Eventually opening his parachute, Kunkle landed face-up in what he thought was German territory. He had faced a barrage of gunfire from the enemy, severely damaging his P-38, which had forced him to crash land it in German-occupied France. Evading capture, Kunkle made his way back to allied lines, rejoined his squadron and engaged in more battles well beyond his required tour.
“James Kunkel was an exceptional pilot and a true American hero,” Douglas said. “His courage, skill and determination in combat helped to defeat the enemy and secure victory for allied forces. He will always be remembered as a true patriot and a symbol of the sacrifices made by the Greatest Generation in World War II.”
“Kunkle’s stories bring history alive,” Malousek said. “We live in a time now when not many of these men and women from WWII are still around, so hearing them from the actual person who did them is simply remarkable. We also live in a world of uncertainty, just like Jim did back then.
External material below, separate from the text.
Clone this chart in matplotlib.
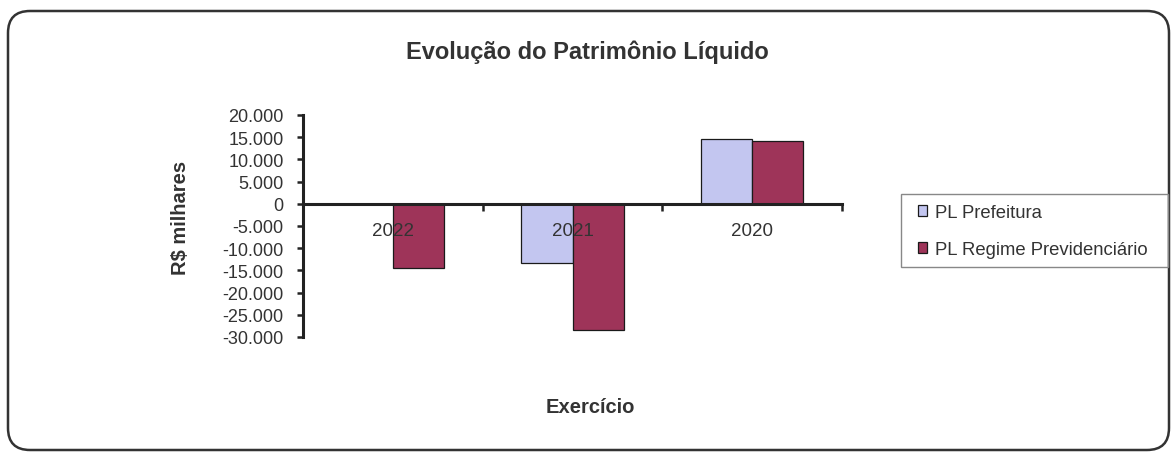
import matplotlib
matplotlib.use('Agg')
import matplotlib.pyplot as plt
import numpy as np
from matplotlib.patches import FancyBboxPatch, Rectangle
from matplotlib.ticker import FuncFormatter

plt.rcParams['font.family'] = ['Liberation Sans', 'DejaVu Sans']

anos = ['2022', '2021', '2020']
pl_prefeitura = [0, -13300, 14500]
pl_regime = [-14400, -28400, 14200]
series_nomes = ['PL Prefeitura', 'PL Regime Previdenciário']
cores = ['#c3c6f0', '#9e3459']

W, H = 1174, 456
fig = plt.figure(figsize=(W / 100, H / 100), dpi=100)
fig.patch.set_facecolor('white')

# moldura arredondada em volta do grafico
moldura = FancyBboxPatch((0.08, 0.05), 11.61, 4.39,
                         boxstyle='round,pad=0,rounding_size=0.22',
                         transform=fig.dpi_scale_trans, fill=False,
                         edgecolor='#333333', linewidth=1.8)
fig.patches.append(moldura)

ax = fig.add_axes([303 / W, 1 - 338 / H, (842 - 303) / W, (338 - 116) / H])

x = np.arange(len(anos))
w = 0.285
ax.bar(x - w / 2, pl_prefeitura, w, color=cores[0], edgecolor='#1a1a1a',
       linewidth=0.9, label=series_nomes[0])
ax.bar(x + w / 2, pl_regime, w, color=cores[1], edgecolor='#1a1a1a',
       linewidth=0.9, label=series_nomes[1])

ax.set_xlim(-0.5, 2.5)
ax.set_ylim(-30000, 20000)
ax.set_yticks(np.arange(-30000, 20001, 5000))
ax.yaxis.set_major_formatter(FuncFormatter(lambda v, p: f'{v:,.0f}'.replace(',', '.')))

for s in ['top', 'right']:
    ax.spines[s].set_visible(False)
ax.spines['bottom'].set_position(('data', 0))
ax.spines['bottom'].set_linewidth(2.2)
ax.spines['left'].set_linewidth(2.2)
ax.spines['bottom'].set_color('#222222')
ax.spines['left'].set_color('#222222')

ax.set_xticks([0.5, 1.5, 2.5])
ax.set_xticklabels([])
ax.set_xticks(x, minor=True)
ax.set_xticklabels(anos, minor=True)
ax.tick_params(axis='x', which='major', direction='out', length=5, width=1.8, color='#222222')
ax.tick_params(axis='x', which='minor', length=0, pad=13, labelsize=13.5, labelcolor='#333333')
ax.tick_params(axis='y', direction='out', length=4, width=1.8, color='#222222',
               labelsize=13, labelcolor='#333333', pad=10)

fig.text(587 / W, 1 - 52 / H, 'Evolução do Patrimônio Líquido', ha='center', va='center',
         fontsize=17, fontweight='bold', color='#333333')
fig.text(590 / W, 1 - 408 / H, 'Exercício', ha='center', va='center',
         fontsize=14.5, fontweight='bold', color='#333333')
fig.text(180 / W, 1 - 218 / H, 'R$ milhares', ha='center', va='center', rotation=90,
         fontsize=14.5, fontweight='bold', color='#333333')

# caixa da legenda desenhada a parte
fig.patches.append(Rectangle((901 / W, 1 - 268 / H), (1168 - 901) / W, (268 - 195) / H,
                             transform=fig.transFigure, fill=False,
                             edgecolor='#888888', linewidth=1.0))
leg = ax.legend(loc='center left', bbox_to_anchor=(918 / W, 1 - 232 / H),
                bbox_transform=fig.transFigure, fontsize=13.3, frameon=False,
                handlelength=0.5, handleheight=0.5, handletextpad=0.4,
                borderpad=0, labelspacing=1.1, borderaxespad=0)
for t in leg.get_texts():
    t.set_color('#333333')

fig.savefig('out.png', dpi=100, facecolor='white')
Hearing how he got through it and his volunteerism and heroism in the service serves as a reminder to me personally about why I serve.”
Douglas said meeting Kunkle renewed his passion for WWII aviation history.
“It was such a groundbreaking time in aviation, and to meet someone who was there, and flew the planes and conducted the missions was incredible,” Douglas said. “Most people only get to read about history in books or see it portrayed in movies, but to be able to listen to someone who was there – to watch them as their stories come alive again when they talk about their experiences – was such an incredible opportunity that I will always be thankful for.”
Kunkle is still an active Federal Aviation Administration licensed pilot, and both the Nebraska National Guard and the California National Guard wish to salute him with the motto of the 401st Fighter Squadron in tribute: “A toast to the host of those we boast.”